Background Serotonergic mechanisms play a key role in the development of the Levodopa-induced dyskinesias (LIDs) in patients with Parkinson's disease (PD). We hypothesised that an unfavourable serotonin-to-dopamine terminal ratio in the putamen would be most detrimental in dyskinetic patients. We investigated the role of serotonin-to-dopamine transporter binding ratios in the development of dyskinesias in Parkinson's disease patients.
Methods/Subjects Twenty-eight Parkinson's disease patients[17 with LIDs;11 stable] and 12 age and gender-matched healthy controls were studied with [11C]DASB PET and [123I]FP-CIT SPECT, Imaging. We have employed a simplified reference tissue model using cerebellar reference for the quantification of [11C]DASB, whereas a semi-quantification approach was used for [123I]FP-CIT. We estimated uptake values in the putamen.
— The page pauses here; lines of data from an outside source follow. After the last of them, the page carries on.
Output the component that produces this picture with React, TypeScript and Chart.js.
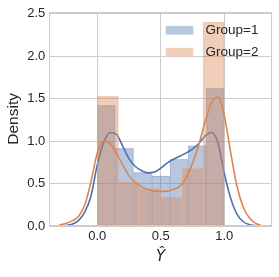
import React, { useEffect, useRef } from 'react';
import { Chart, registerables } from 'chart.js';

Chart.register(...registerables);

// ---- data ----
const groupLabels = ['Group=1', 'Group=2'];
const histRange = [0, 1];
const hist1 = [1.42, 0.915, 0.63, 0.59, 0.787, 0.945, 1.62];
const hist2 = [1.527, 0.52, 0.44, 0.34, 0.68, 2.4];
const kdeX = [
  -0.3, -0.25, -0.2, -0.15, -0.1, -0.05, 0.0, 0.05, 0.1, 0.15, 0.2, 0.25, 0.3, 0.35, 0.4, 0.45, 0.5,
  0.55, 0.6, 0.65, 0.7, 0.75, 0.8, 0.85, 0.9, 0.95, 1.0, 1.05, 1.1, 1.15, 1.2, 1.25, 1.3,
];
const kde1 = [
  0.0, 0.005, 0.02, 0.06, 0.16, 0.35, 0.72, 0.98, 1.1, 1.08, 0.94, 0.79, 0.7, 0.65, 0.625, 0.635, 0.68,
  0.74, 0.785, 0.82, 0.86, 0.905, 0.97, 1.06, 1.1, 0.98, 0.62, 0.33, 0.14, 0.05, 0.015, 0.003, 0.0,
];
const kde2 = [
  0.01, 0.03, 0.06, 0.11, 0.24, 0.52, 0.86, 1.0, 0.97, 0.86, 0.72, 0.59, 0.51, 0.46, 0.43, 0.41, 0.405,
  0.41, 0.43, 0.47, 0.57, 0.74, 0.96, 1.23, 1.45, 1.52, 1.3, 0.87, 0.47, 0.22, 0.09, 0.03, 0.0,
];
const xTicks = [0, 0.5, 1.0];
const yTicks = [0, 0.5, 1.0, 1.5, 2.0, 2.5];
const xRange = [-0.378, 1.376];
const yRange = [0, 2.52];
const xTitle = 'Ŷ';
const yTitle = 'Density';

const BLUE = [76, 114, 176];
const ORANGE = [221, 132, 82];
const TEXT = '#262626';
const GRID = '#cccccc';
const FONT = "'Liberation Sans', Arial, sans-serif";

const rgba = (c: number[], a: number) => `rgba(${c[0]},${c[1]},${c[2]},${a})`;
const edge = (c: number[]) => rgba(c.map((v) => Math.round(v * 0.6 + 255 * 0.4)), 0.45);

function binCenters(values: number[]) {
  const w = (histRange[1] - histRange[0]) / values.length;
  return values.map((v, i) => ({ x: histRange[0] + w * (i + 0.5), y: v }));
}

const framePlugin = {
  id: 'frame',
  afterDatasetsDraw(chart: any) {
    const { ctx, chartArea: a } = chart;
    ctx.save();
    ctx.strokeStyle = GRID;
    ctx.lineWidth = 1;
    ctx.strokeRect(Math.round(a.left) + 0.5, Math.round(a.top) + 0.5, Math.round(a.right - a.left) - 1, Math.round(a.bottom - a.top) - 1);
    ctx.restore();
  },
};

const legendPlugin = {
  id: 'customLegend',
  afterDraw(chart: any) {
    const { ctx, chartArea: a } = chart;
    const colors = [BLUE, ORANGE];
    ctx.save();
    ctx.font = `13.5px ${FONT}`;
    ctx.textBaseline = 'middle';
    ctx.textAlign = 'left';
    groupLabels.forEach((lab, i) => {
      const cy = a.top + 18.5 + i * 22;
      const bx = a.right - 106.5;
      ctx.fillStyle = rgba(colors[i], 0.4);
      ctx.fillRect(bx, cy - 4.5, 28, 9);
      ctx.strokeStyle = 'rgba(255,255,255,0.4)';
      ctx.lineWidth = 1;
      ctx.strokeRect(bx, cy - 4.5, 28, 9);
      ctx.fillStyle = TEXT;
      ctx.fillText(lab, a.right - 66.5, cy);
    });
    ctx.restore();
  },
};

export default function App() {
  const ref = useRef<HTMLCanvasElement>(null);
  useEffect(() => {
    if (!ref.current) return;
    const tickFont = { family: FONT, size: 13 };
    const chart = new Chart(ref.current, {
      type: 'bar',
      data: {
        datasets: [
          {
            type: 'bar',
            label: groupLabels[0],
            data: binCenters(hist1) as any,
            xAxisID: 'x',
            backgroundColor: rgba(BLUE, 0.4),
            borderColor: edge(BLUE),
            borderWidth: 0.6,
            borderSkipped: false,
            barPercentage: 1,
            categoryPercentage: 1,
            grouped: false,
            order: 4,
          },
          {
            type: 'line',
            label: groupLabels[0] + ' kde',
            data: kdeX.map((x, i) => ({ x, y: kde1[i] })) as any,
            xAxisID: 'x',
            borderColor: rgba(BLUE, 1),
            borderWidth: 1.6,
            pointRadius: 0,
            cubicInterpolationMode: 'monotone',
            fill: false,
            order: 3,
          },
          {
            type: 'bar',
            label: groupLabels[1],
            data: binCenters(hist2) as any,
            xAxisID: 'x2',
            backgroundColor: rgba(ORANGE, 0.4),
            borderColor: edge(ORANGE),
            borderWidth: 0.6,
            borderSkipped: false,
            barPercentage: 1,
            categoryPercentage: 1,
            grouped: false,
            order: 2,
          },
          {
            type: 'line',
            label: groupLabels[1] + ' kde',
            data: kdeX.map((x, i) => ({ x, y: kde2[i] })) as any,
            xAxisID: 'x',
            borderColor: rgba(ORANGE, 1),
            borderWidth: 1.6,
            pointRadius: 0,
            cubicInterpolationMode: 'monotone',
            fill: false,
            order: 1,
          },
        ],
      },
      options: {
        responsive: false,
        animation: false,
        layout: { padding: { top: 9.5, right: 7, left: 0, bottom: 0 } },
        plugins: { legend: { display: false }, tooltip: { enabled: false } },
        scales: {
          x: {
            type: 'linear',
            min: xRange[0],
            max: xRange[1],
            offset: false,
            afterBuildTicks: (s: any) => {
              s.ticks = xTicks.map((v) => ({ value: v }));
            },
            afterFit: (s: any) => {
              s.height = 51;
            },
            grid: { color: GRID, lineWidth: 1, drawTicks: false, offset: false },
            border: { display: false },
            ticks: {
              font: tickFont,
              color: TEXT,
              padding: 3,
              maxRotation: 0,
              callback: (v: any) => Number(v).toFixed(1),
            },
            title: {
              display: true,
              text: xTitle,
              color: TEXT,
              font: { family: "'DejaVu Sans', sans-serif", size: 15, style: 'italic' },
              padding: { top: 0, bottom: 11 },
            },
          },
          x2: {
            type: 'linear',
            display: false,
            min: xRange[0],
            max: xRange[1],
            offset: false,
            afterBuildTicks: (s: any) => {
              s.ticks = xTicks.map((v) => ({ value: v }));
            },
            grid: { offset: false },
          },
          y: {
            type: 'linear',
            min: yRange[0],
            max: yRange[1],
            afterBuildTicks: (s: any) => {
              s.ticks = yTicks.map((v) => ({ value: v }));
            },
            afterFit: (s: any) => {
              s.width = 49.3;
            },
            grid: { color: GRID, lineWidth: 1, drawTicks: false },
            border: { display: false },
            ticks: {
              font: tickFont,
              color: TEXT,
              padding: 4,
              callback: (v: any) => Number(v).toFixed(1),
            },
            title: {
              display: true,
              text: yTitle,
              color: TEXT,
              font: { family: FONT, size: 15.5 },
              padding: { top: 4, bottom: 0 },
            },
          },
        },
      },
      plugins: [framePlugin, legendPlugin],
    });
    return () => chart.destroy();
  }, []);
  return (
    <div style={{ position: 'absolute', left: 0, top: 0, width: 279, height: 277, background: '#fff' }}>
      <canvas ref={ref} width={279} height={277} style={{ display: 'block' }} />
    </div>
  );
}
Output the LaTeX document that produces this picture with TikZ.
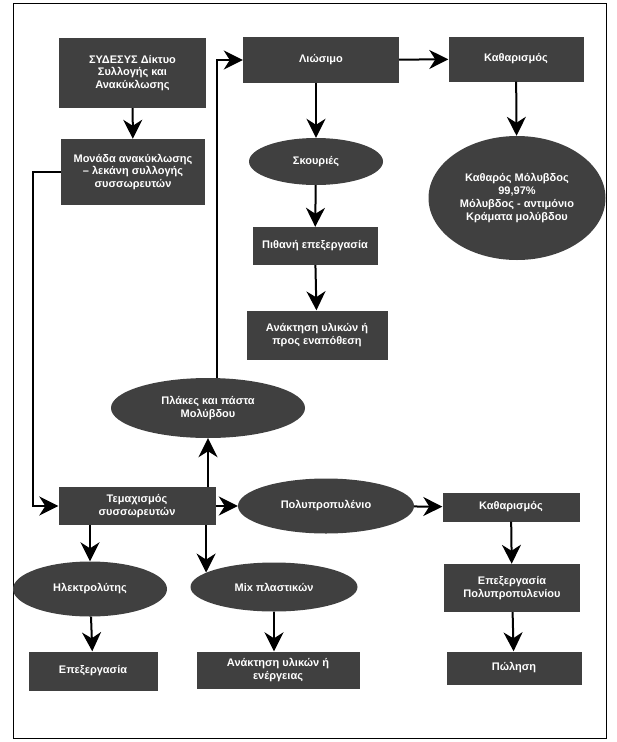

Results Parkinson's disease patients showed decreases in [123I]FP-CIT binding (p<0.001) compared to controls, 51% in the stable and 62% in the LIDs group. PD patients showed decreases in [11C]DASB binding (p<0.01), but there were no differences between the stable (37% loss) and LIDs(31% loss) groups. PD patients with LIDs had 103% increased [11C]DASB-to-[123I]FP-CIT binding ratio, whereas in the PD stable group the ratio was increased by 76%, relative to HCs. Higher [11C]DASB-to-[123I]FP-CIT binding ratio correlated with longer disease duration for the 28 PD patients (r=0.52;p<0.01).
Conclusion SERT-to-DAT ratio increases as PD progresses and patients experience LIDs.